Finds a shared low-dimensional embedding G that maximises linear agreement across all views simultaneously (MAXVAR criterion). Works with M >= 2 views. When M = 2 this recovers classical CCA.
- Parameters:
n_components (int, default=2) – Number of shared dimensions k.
regularisation (float or list of float, default=1e-4) – Ridge regularisation added to each view’s covariance before inversion. A single float applies the same value to all views; a list gives per-view values. Larger values = stronger regularisation (useful when d_v > n or features are collinear).
output (str {"concat", "mean", "list"}, default="concat") – How to combine per-view projections in transform(): - “concat” : [Z1 | Z2 | … | ZM] shape (n, M*k) - “mean” : (Z1 + Z2 + … + ZM) / M shape (n, k) - “list” : [Z1, Z2, …, ZM] list of (n, k) arrays
centre (bool, default=True) – Subtract column means from each view before fitting.
- G_¶
Shared embedding of the training data.
- Type:
ndarray of shape (n_train, n_components)
- weights_¶
Per-view projection matrices W(v).
- Type:
list of ndarray, shape (n_features_v, n_components)
- means_¶
Per-view column means (used to centre test data).
- Type:
list of ndarray, shape (n_features_v,)
- eigenvalues_¶
Top-k eigenvalues of the aggregated smoother matrix.
- Type:
ndarray of shape (n_components,)
Examples
>>> from polyview.embed.cca import GCCA >>> gcca = GCCA(n_components=10, output="concat") >>> Z_train = gcca.fit_transform([X1, X2, X3]) >>> Z_test = gcca.transform([T1, T2, T3])
References
- Guo, C., & Wu, D. (2021). Canonical correlation analysis (CCA) based multi-view learning: An overview.
arXiv preprint arXiv:1907.01693.
- canonical_correlations() numpy.ndarray¶
Pairwise canonical correlations between all view pairs.
- Returns:
corrs[v1, v2, :] = per-component correlation between projections of view v1 and view v2.
- Return type:
ndarray of shape (n_views, n_views, n_components)

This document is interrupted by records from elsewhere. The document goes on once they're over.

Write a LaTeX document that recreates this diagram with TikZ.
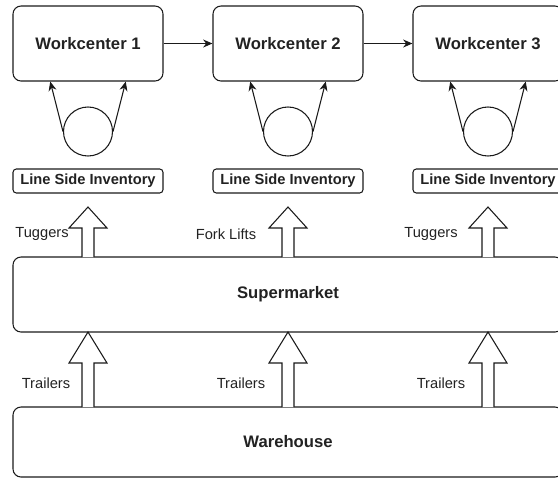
\documentclass[tikz,border=0pt]{standalone}
\usepackage{fontspec}
\setmainfont{Liberation Sans}
\usetikzlibrary{arrows.meta,calc}
\definecolor{ln}{HTML}{1A1A1A}
\definecolor{tx}{HTML}{222222}
\tikzset{
  wcbox/.style={draw=ln, line width=0.8pt, rounded corners=6pt, minimum width=112.5pt, minimum height=56.25pt, inner sep=0pt, font=\bfseries\fontsize{12.5}{14}\selectfont, text=tx},
  lsibox/.style={draw=ln, line width=0.8pt, rounded corners=2.5pt, minimum width=112.5pt, minimum height=18pt, inner sep=0pt, font=\bfseries\fontsize{11}{13}\selectfont, text=tx},
  bigbox/.style={draw=ln, line width=0.8pt, rounded corners=6pt, minimum width=412.5pt, inner sep=0pt, font=\bfseries\fontsize{12.5}{14}\selectfont, text=tx},
  loop/.style={draw=ln, line width=0.8pt, circle, minimum size=36.75pt, inner sep=0pt},
  conn/.style={draw=ln, line width=0.8pt, -{Stealth[length=7pt,width=6pt]}},
  blk/.style={draw=ln, line width=0.8pt, fill=white, line join=miter},
  lbl/.style={font=\fontsize{11}{13}\selectfont, text=tx, inner sep=0pt}
}
\begin{document}
\begin{tikzpicture}[x=0.75pt, y=-0.75pt]
\clip (0,0) rectangle (558,480);
\useasboundingbox (0,0) rectangle (558,480);
% workcenters
\node[wcbox] (wc1) at (88,43.5) {Workcenter 1};
\node[wcbox] (wc2) at (288,43.5) {Workcenter 2};
\node[wcbox] (wc3) at (488,43.5) {Workcenter 3};
\draw[conn] (wc1) -- (wc2);
\draw[conn] (wc2) -- (wc3);
% loops
\foreach \i/\x in {1/88,2/288,3/488}{
  \node[loop] (c\i) at (\x,131.5) {};
  \draw[conn] (c\i.west) -- ($(wc\i.south west)!0.25!(wc\i.south east)$);
  \draw[conn] (c\i.east) -- ($(wc\i.south west)!0.75!(wc\i.south east)$);
  \node[lsibox] (lsi\i) at (\x,181) {Line Side Inventory};
}
% big boxes
\node[bigbox, minimum height=56.25pt] (sm) at (288,294.5) {Supermarket};
\node[bigbox, minimum height=52.5pt] (wh) at (288,442) {Warehouse};
% block arrows
\foreach \x in {88,288,488}{
  \draw[blk] (\x-6,257) -- (\x-6,228) -- (\x-19,228) -- (\x,207) -- (\x+19,228) -- (\x+6,228) -- (\x+6,257);
  \draw[blk] (\x-6,407) -- (\x-6,363) -- (\x-19,363) -- (\x,332) -- (\x+19,363) -- (\x+6,363) -- (\x+6,407);
}
% labels
\node[lbl] (t1) at (42,234) {Tuggers};
\node[lbl] (f2) at (226,234) {Fork Lifts};
\node[lbl] (t3) at (431,234) {Tuggers};
\node[lbl] (r1) at (46,383.5) {Trailers};
\node[lbl] (r2) at (241,383.5) {Trailers};
\node[lbl] (r3) at (441,383.5) {Trailers};
\end{tikzpicture}
\end{document}
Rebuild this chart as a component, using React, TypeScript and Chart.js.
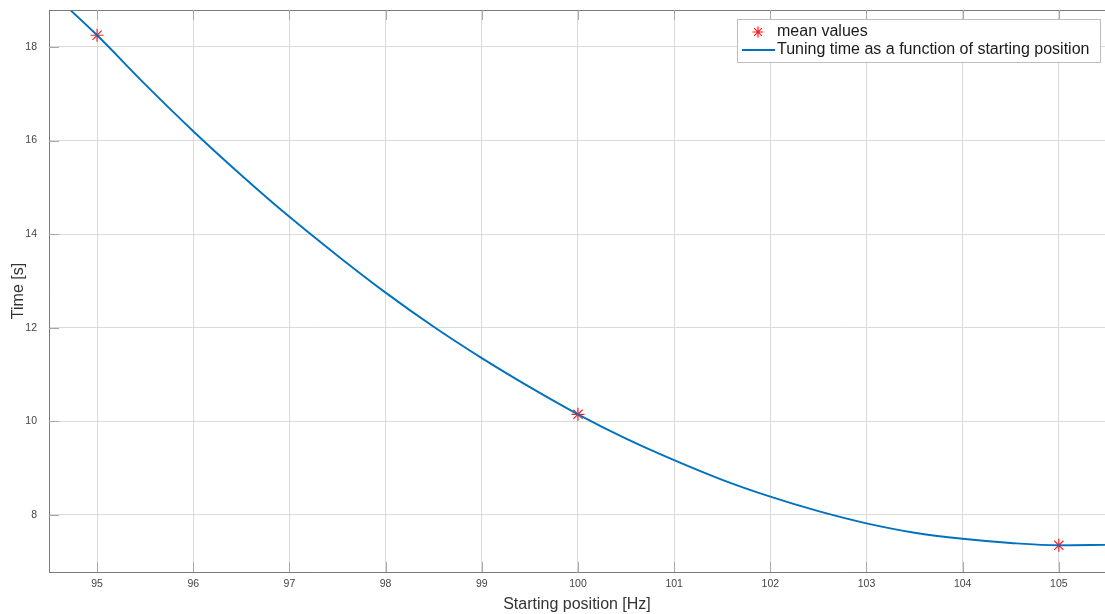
import React, { useEffect, useRef } from "react";
import { Chart, registerables } from "chart.js";

Chart.register(...registerables);

// Mean measured values
const meanX: number[] = [95, 100, 105];
const meanY: number[] = [18.25, 10.15, 7.35];

// Fitted curve
const curveX: number[] = [94.5, 95, 95.5, 96, 96.5, 97, 97.5, 98, 98.5, 99, 99.5, 100, 100.5, 101, 101.5, 102, 102.5, 103, 103.5, 104, 104.5, 105, 105.5];
const curveY: number[] = [19.21, 18.25, 17.2, 16.2, 15.26, 14.37, 13.54, 12.75, 12.02, 11.35, 10.73, 10.15, 9.63, 9.17, 8.75, 8.39, 8.08, 7.82, 7.62, 7.49, 7.4, 7.35, 7.36];

const xTicks: number[] = [95, 96, 97, 98, 99, 100, 101, 102, 103, 104, 105];
const yTicks: number[] = [8, 10, 12, 14, 16, 18];

const seriesLabels: string[] = ["mean values", "Tuning time as a function of starting position"];

const FONT = "'Liberation Sans', Arial, Helvetica, sans-serif";
const LINE_COLOR = "#0072BD";
const STAR_COLOR = "#ff2020";
const AXIS_COLOR = "#7a7a7a";
const GRID_COLOR = "#dadada";

const boxPlugin = {
  id: "matlabBox",
  afterDraw(chart: any) {
    const { ctx, chartArea, scales } = chart;
    const { left, right, top, bottom } = chartArea;
    ctx.save();
    // top border
    ctx.strokeStyle = AXIS_COLOR;
    ctx.lineWidth = 1;
    ctx.beginPath();
    ctx.moveTo(left, top + 0.5);
    ctx.lineTo(right, top + 0.5);
    ctx.stroke();
    // inward tick marks
    ctx.strokeStyle = "#a8a8a8";
    ctx.beginPath();
    for (const v of xTicks) {
      const px = Math.round(scales.x.getPixelForValue(v)) + 0.5;
      ctx.moveTo(px, bottom);
      ctx.lineTo(px, bottom - 10);
      ctx.moveTo(px, top);
      ctx.lineTo(px, top + 10);
    }
    for (const v of yTicks) {
      const py = Math.round(scales.y.getPixelForValue(v)) + 0.5;
      ctx.moveTo(left, py);
      ctx.lineTo(left + 10, py);
    }
    ctx.stroke();

    // legend
    const bx = 737, by = 19, bw = 363, bh = 43;
    ctx.fillStyle = "#ffffff";
    ctx.fillRect(bx, by, bw, bh);
    ctx.strokeStyle = "#bdbdbd";
    ctx.lineWidth = 1;
    ctx.strokeRect(bx + 0.5, by + 0.5, bw, bh);

    const ds = chart.data.datasets;
    ctx.fillStyle = "#1a1a1a";
    ctx.font = `16px ${FONT}`;
    ctx.textBaseline = "middle";
    ctx.textAlign = "left";
    // row 1: star
    const sx = 758, sy = 32, r = 5.5;
    ctx.strokeStyle = STAR_COLOR;
    ctx.lineWidth = 1.2;
    ctx.beginPath();
    ctx.moveTo(sx - r, sy); ctx.lineTo(sx + r, sy);
    ctx.moveTo(sx, sy - r); ctx.lineTo(sx, sy + r);
    const d = r * 0.7071;
    ctx.moveTo(sx - d, sy - d); ctx.lineTo(sx + d, sy + d);
    ctx.moveTo(sx - d, sy + d); ctx.lineTo(sx + d, sy - d);
    ctx.stroke();
    ctx.fillText(ds[0].label, 777, 32);
    // row 2: line
    ctx.strokeStyle = LINE_COLOR;
    ctx.lineWidth = 1.8;
    ctx.beginPath();
    ctx.moveTo(742, 50);
    ctx.lineTo(775, 50);
    ctx.stroke();
    ctx.fillText(ds[1].label, 777, 50);
    ctx.restore();
  },
};

export default function App() {
  const ref = useRef<HTMLCanvasElement | null>(null);

  useEffect(() => {
    if (!ref.current) return;
    const chart = new Chart(ref.current, {
      type: "scatter",
      data: {
        datasets: [
          {
            label: seriesLabels[0],
            data: meanX.map((x, i) => ({ x, y: meanY[i] })),
            showLine: false,
            pointStyle: "star",
            pointRadius: 6.5,
            pointBorderColor: STAR_COLOR,
            pointBackgroundColor: STAR_COLOR,
            pointBorderWidth: 1.2,
            order: 1,
          },
          {
            label: seriesLabels[1],
            data: curveX.map((x, i) => ({ x, y: curveY[i] })),
            showLine: true,
            borderColor: LINE_COLOR,
            borderWidth: 1.9,
            pointRadius: 0,
            cubicInterpolationMode: "monotone",
            order: 0,
          },
        ],
      },
      options: {
        responsive: false,
        animation: false,
        layout: { autoPadding: false, padding: { top: 10, right: 0, left: 0, bottom: 0 } },
        plugins: {
          legend: { display: false },
          tooltip: { enabled: false },
        },
        scales: {
          x: {
            type: "linear",
            min: 94.5,
            max: 105.48,
            afterBuildTicks: (s: any) => { s.ticks = xTicks.map((v) => ({ value: v })); },
            afterFit: (s: any) => { s.height = 42; s.paddingLeft = 0; s.paddingRight = 0; },
            grid: { color: GRID_COLOR, drawTicks: false },
            border: { color: AXIS_COLOR, width: 1 },
            ticks: {
              padding: 6,
              color: "#444444",
              font: { family: FONT, size: 10.5 },
              maxRotation: 0,
              autoSkip: false,
            },
            title: {
              display: true,
              text: "Starting position [Hz]",
              color: "#333333",
              font: { family: FONT, size: 16 },
              padding: { top: 0, bottom: 0 },
            },
          },
          y: {
            type: "linear",
            min: 6.78,
            max: 18.79,
            afterBuildTicks: (s: any) => { s.ticks = yTicks.map((v) => ({ value: v })); },
            afterFit: (s: any) => { s.width = 49; s.paddingTop = 0; s.paddingBottom = 0; },
            grid: { color: GRID_COLOR, drawTicks: false },
            border: { color: AXIS_COLOR, width: 1 },
            ticks: {
              padding: 12,
              color: "#444444",
              font: { family: FONT, size: 10.5 },
              autoSkip: false,
            },
            title: {
              display: true,
              text: "Time [s]",
              color: "#333333",
              font: { family: FONT, size: 16 },
              padding: { top: 9, bottom: 0 },
            },
          },
        },
      },
      plugins: [boxPlugin],
    } as any);
    return () => chart.destroy();
  }, []);

  return (
    <div style={{ position: "absolute", left: 0, top: 0, width: 1105, height: 614, background: "#ffffff" }}>
      <canvas ref={ref} width={1105} height={614} style={{ display: "block", width: 1105, height: 614 }} />
    </div>
  );
}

- fit(views: List[numpy.ndarray], y=None) GCCA¶
Fit the GCCA model to the training data.
- Parameters:
views (list of (n, d_v) arrays) – Training data from each view.
y (ignored)
- Returns:
self – The fitted GCCA model.
- Return type:
- transform(views: List) numpy.ndarray | List[numpy.ndarray]¶
Project views into the shared embedding space.
- Parameters:
views (list of array-like of shape (n_samples, n_features_v))
- Return type:
Depends on
outputparameter — see class docstring.